Equity Bank Uganda has revised its prime lending rate (PLR) reducing it significantly from 22% to 20.5% with effect from September this year.
“We would like to inform our members and the general public that in light of the market conditions, we are glad to advise that our Ugandan shilling Prime lending rates will be revised from 22% to 20.5% effective 1st September 2020,” said the bank in a recent statement.
According to Equity Bank, the change in lending rates will apply to both existing and new loan facilities.
Equity becomes the second bank to cut the lending rate after Stanbic, early this month cuts its PLR to a record low of 16% effective August 1st.

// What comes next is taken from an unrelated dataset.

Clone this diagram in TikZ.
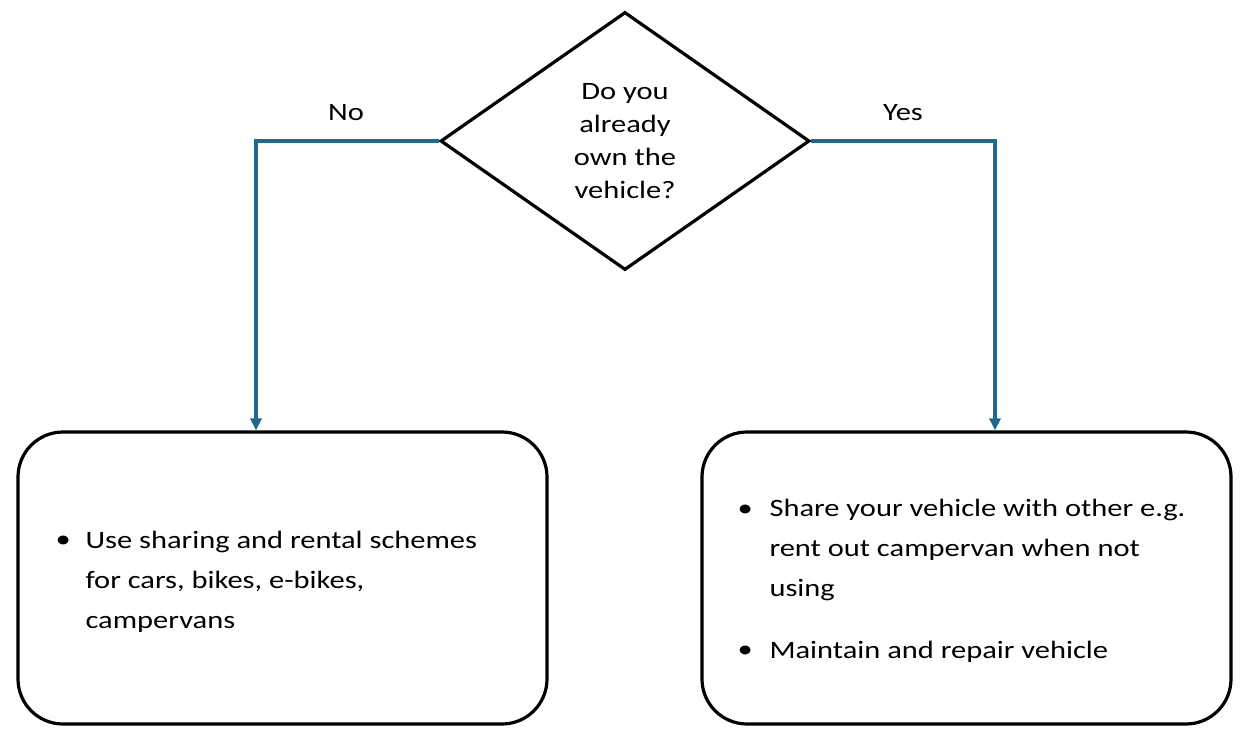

Bank of Uganda (BoU) last month cut the Central Bank Rate (CBR) by 200 basis points to 7%, a moved aiming to cushion the economy and encourage lending to households and businesses that were battered by the effects of the Covid-19 lockdown.
Central Bank to commercial banks
The Central Bank, early this month in a letter by the Governor Emmanuel Tumusiime Mutebile to chief executive officers of commercial banks, copied to the Uganda Bankers Association, urged the banks to lower their lending rates.
In the letter, Mutebile said he was disheartened that lending rates were not reducing, despite a couple of reductions to the benchmark Central Bank Rate (CBR) since 2016.
The CBR was slashed by 200 basis points to 7%, the lowest ever, between April and June, to counter the effects of the Coronavirus on the economy. However, the weighted average industry lending rates rose to 18.8% in May, from 17.7% in April, against BOU’s signal for a reduction.
The CBR is the benchmark rate at which financial institutions borrow from the central bank. When a bank is facing liquidity (cash) challenges, they borrow money from the central bank or from other banks, using the CBR as the benchmark rate.
The lockdown has adversely affected borrowers’ ability to meet their loan obligations with several commercial banks.